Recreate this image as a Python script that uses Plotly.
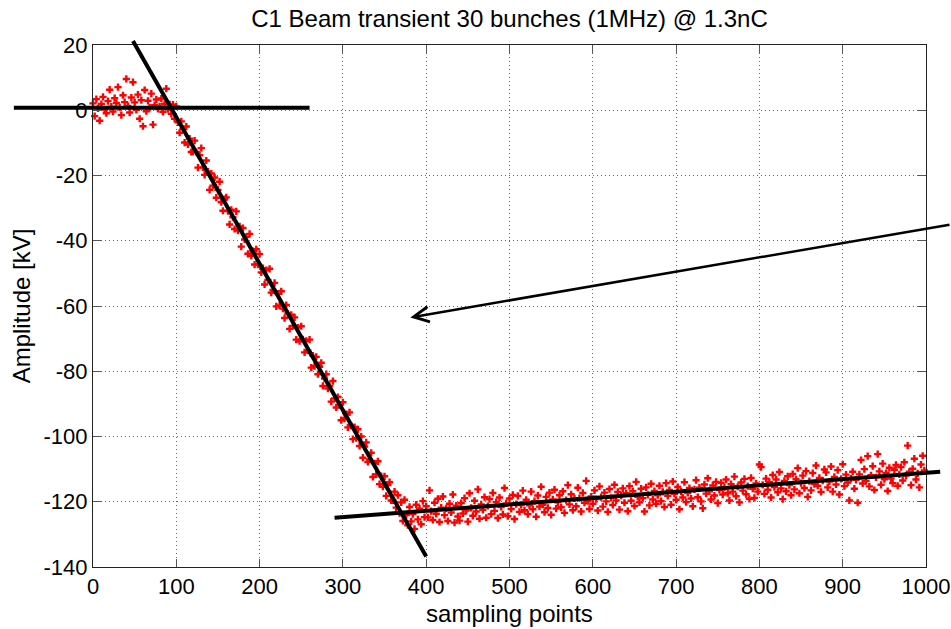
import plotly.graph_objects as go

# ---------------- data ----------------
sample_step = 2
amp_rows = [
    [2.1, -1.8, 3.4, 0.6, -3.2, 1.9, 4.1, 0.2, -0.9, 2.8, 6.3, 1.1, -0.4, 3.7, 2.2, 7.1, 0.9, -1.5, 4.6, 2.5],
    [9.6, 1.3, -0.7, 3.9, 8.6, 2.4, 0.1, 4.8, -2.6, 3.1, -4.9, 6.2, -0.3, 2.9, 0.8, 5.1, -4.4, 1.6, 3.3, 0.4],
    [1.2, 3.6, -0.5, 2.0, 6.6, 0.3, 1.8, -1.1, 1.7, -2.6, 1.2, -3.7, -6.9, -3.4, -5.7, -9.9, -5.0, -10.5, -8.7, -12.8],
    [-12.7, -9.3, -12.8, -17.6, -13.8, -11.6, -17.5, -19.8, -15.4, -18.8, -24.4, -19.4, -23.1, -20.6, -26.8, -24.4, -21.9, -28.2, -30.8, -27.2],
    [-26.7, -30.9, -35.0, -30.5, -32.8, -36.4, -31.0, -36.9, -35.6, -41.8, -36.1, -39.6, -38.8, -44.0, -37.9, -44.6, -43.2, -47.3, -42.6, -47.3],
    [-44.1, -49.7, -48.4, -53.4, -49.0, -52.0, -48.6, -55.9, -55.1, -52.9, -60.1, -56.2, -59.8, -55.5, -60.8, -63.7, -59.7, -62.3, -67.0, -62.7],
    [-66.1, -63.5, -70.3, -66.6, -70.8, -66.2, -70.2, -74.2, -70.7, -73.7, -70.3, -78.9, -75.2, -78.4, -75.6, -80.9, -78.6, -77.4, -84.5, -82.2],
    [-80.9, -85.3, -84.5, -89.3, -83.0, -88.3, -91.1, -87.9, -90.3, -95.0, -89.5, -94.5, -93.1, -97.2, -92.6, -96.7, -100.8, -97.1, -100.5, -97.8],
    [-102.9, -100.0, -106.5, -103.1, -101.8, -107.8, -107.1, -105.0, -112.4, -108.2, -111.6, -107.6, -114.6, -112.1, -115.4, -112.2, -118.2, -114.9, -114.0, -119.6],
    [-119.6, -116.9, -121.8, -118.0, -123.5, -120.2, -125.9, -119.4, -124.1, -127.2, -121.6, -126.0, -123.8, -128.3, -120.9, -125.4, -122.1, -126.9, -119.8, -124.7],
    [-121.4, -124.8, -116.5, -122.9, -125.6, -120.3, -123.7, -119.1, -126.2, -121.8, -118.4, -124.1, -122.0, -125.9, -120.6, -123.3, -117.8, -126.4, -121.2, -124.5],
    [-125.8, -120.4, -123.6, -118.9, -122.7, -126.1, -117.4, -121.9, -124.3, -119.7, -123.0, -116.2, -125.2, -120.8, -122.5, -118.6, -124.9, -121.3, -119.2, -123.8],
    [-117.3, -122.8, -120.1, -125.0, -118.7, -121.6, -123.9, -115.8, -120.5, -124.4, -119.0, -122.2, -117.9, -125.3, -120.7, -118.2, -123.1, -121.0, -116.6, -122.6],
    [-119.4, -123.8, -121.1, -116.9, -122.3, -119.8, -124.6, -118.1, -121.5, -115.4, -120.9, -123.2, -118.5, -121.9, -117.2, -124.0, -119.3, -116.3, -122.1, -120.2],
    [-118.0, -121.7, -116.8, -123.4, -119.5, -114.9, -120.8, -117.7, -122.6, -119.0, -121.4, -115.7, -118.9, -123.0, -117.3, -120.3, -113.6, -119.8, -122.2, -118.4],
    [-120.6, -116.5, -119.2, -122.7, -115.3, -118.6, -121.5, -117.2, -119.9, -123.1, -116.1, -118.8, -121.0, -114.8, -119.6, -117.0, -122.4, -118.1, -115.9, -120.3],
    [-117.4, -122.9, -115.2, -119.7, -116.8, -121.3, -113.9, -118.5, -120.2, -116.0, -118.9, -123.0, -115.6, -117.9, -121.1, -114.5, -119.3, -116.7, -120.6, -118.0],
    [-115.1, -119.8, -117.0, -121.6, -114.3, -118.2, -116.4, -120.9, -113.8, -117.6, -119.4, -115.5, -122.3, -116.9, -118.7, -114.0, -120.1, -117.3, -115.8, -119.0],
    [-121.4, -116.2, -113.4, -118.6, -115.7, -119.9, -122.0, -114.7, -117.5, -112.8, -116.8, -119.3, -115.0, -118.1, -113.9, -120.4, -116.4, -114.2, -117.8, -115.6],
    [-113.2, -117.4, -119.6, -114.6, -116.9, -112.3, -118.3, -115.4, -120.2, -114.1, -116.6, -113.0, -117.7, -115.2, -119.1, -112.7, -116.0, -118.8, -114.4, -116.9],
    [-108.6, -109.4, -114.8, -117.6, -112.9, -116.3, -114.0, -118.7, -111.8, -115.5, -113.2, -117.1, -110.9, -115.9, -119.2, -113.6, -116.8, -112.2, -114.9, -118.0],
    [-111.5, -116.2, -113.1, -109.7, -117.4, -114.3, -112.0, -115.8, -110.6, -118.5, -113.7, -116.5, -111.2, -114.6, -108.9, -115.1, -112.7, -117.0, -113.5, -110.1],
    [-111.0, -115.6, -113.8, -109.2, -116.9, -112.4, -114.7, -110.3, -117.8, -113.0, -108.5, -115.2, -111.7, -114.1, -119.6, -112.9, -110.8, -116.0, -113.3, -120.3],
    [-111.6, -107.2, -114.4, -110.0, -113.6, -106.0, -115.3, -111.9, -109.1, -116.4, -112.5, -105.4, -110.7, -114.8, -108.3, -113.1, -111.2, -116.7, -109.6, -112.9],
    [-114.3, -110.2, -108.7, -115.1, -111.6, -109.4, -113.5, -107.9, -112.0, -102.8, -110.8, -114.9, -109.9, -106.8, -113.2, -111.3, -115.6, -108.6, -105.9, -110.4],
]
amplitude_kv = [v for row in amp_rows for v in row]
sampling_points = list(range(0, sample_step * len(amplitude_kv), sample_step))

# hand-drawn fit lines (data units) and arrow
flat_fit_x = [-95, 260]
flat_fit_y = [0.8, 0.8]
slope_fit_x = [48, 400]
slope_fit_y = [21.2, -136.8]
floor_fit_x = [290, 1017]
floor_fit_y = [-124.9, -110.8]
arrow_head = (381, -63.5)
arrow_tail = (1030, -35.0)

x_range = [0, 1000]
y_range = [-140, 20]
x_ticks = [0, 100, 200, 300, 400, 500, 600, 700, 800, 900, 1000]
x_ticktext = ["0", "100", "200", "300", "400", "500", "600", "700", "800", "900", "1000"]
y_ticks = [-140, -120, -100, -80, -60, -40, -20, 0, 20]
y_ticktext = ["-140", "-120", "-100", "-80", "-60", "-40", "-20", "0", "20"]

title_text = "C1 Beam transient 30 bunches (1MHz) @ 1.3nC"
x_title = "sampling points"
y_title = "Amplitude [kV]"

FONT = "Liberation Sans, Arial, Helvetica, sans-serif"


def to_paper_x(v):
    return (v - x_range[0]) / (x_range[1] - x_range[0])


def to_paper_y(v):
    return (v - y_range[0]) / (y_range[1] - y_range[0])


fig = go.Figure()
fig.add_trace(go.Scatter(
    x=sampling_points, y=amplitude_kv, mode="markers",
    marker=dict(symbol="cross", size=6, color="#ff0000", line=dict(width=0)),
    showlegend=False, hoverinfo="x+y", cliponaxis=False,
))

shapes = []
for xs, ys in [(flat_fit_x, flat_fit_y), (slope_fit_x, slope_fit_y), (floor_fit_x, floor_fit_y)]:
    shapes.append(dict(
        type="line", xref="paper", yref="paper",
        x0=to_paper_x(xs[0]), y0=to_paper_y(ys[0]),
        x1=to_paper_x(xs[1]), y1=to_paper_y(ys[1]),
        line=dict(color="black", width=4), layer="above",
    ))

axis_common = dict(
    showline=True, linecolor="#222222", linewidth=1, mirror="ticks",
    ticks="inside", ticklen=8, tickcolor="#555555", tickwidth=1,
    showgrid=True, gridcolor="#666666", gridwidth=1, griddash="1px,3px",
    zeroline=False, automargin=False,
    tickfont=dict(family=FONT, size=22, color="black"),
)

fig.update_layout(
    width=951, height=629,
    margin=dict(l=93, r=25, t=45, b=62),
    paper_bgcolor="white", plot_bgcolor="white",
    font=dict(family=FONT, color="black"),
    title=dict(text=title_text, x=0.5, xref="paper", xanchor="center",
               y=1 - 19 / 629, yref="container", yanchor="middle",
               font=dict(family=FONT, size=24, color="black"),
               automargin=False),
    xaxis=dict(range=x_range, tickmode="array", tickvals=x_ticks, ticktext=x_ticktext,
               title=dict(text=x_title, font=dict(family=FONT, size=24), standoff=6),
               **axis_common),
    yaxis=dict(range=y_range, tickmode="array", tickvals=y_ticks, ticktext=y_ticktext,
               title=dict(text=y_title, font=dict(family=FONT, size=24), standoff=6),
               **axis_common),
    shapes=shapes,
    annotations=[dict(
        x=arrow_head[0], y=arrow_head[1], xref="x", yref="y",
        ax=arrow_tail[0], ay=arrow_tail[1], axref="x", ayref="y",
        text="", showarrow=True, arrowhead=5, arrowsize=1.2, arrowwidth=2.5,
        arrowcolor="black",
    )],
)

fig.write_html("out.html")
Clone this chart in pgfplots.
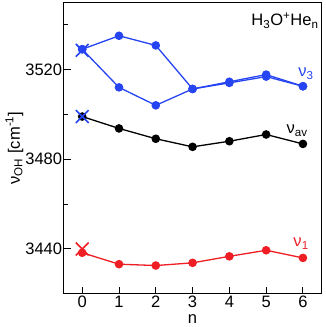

● ● ● ●

**EXERCISE INSTRUCTIONS**
Reproduce, word for word, every line from the start of the records down to and including the line with "import plotly.graph_objects as go"; skip the pictures.

**WRITTEN ANSWER**
Recreate this image as a Python script that uses Plotly.
import plotly.graph_objects as go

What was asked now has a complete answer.